I think if you like cooking, it's easy to fall into the trap of meals that are a bit more fiddly/take longer. Add in the complexities of any fussy eaters/food intolerances and, if you're me, the reality that sometimes cooking dinner is the one bit of "downtime" I get.... and bang, dinner is at least an hour a day .
I try to plan certain specific meals that I know I can easily prepare in less than 30 minutes for the days I know I don't have as much time. eg tonight we're having salmon fillets which I'll cook in the air fryer and then we're just having a sort of stir fry/sauted vegetables made with sliced red onion, cabbage, cavalo Nero and garlic with some rice noodles that just have to be placed in hot water. In all, the whole thing shouldn't take more than 20-25 minutes, tops.
Basically, anything that has multiple steps, or multiple "elements" (as they say on Masterchef!) usually takes longer. Anything that can all just be tossed in one pan/pot - is quicker. Ditto, the more chopping and slicing you have to do, the longer it takes, no matter how good you are at chopping/slicing.

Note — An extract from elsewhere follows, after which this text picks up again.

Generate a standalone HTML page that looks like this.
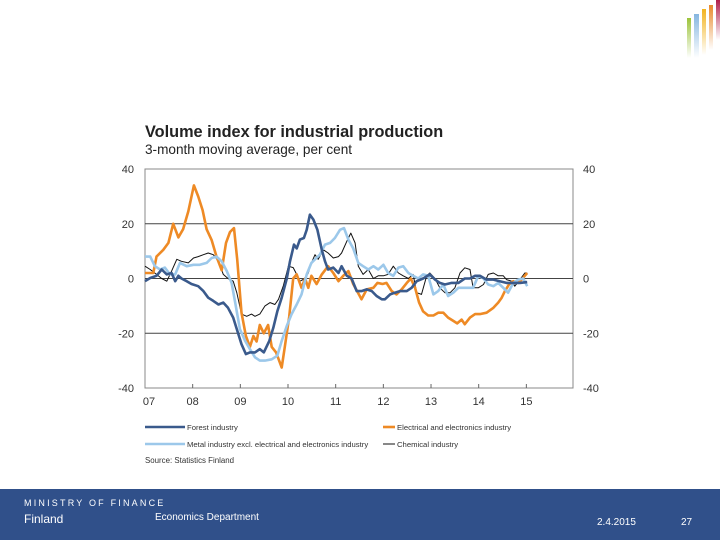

That's my basic rule of thumb. So spaghetti bolognaise might take a while to actually cook/simmer, but it's 20 minutes or less of active preparation time then I just leave it while I'm doing something else. But if I cook the mince in our other favourite way which is a sort of asian-style stir fry, it takes longer. Partly because I do more chopping as I add LOAD of vegetables, and partly because I can't cook it all at once in one pot so have to do the mince, then the veg, then the noodles then bring it all together.
I work from home so I also sometimes use lunch time to do prep. so Spag Bol, as above - I might do the prep at lunch then leave to simmer for part of the afternoon. Sometimes I do puff pastry tarts and I usually pre-bake them earlier in the day and if I have time, sauté the onions/leeks or whatever I'm adding so that I just have to assemble and heat the tart at dinner and make a salad while it's in the oven.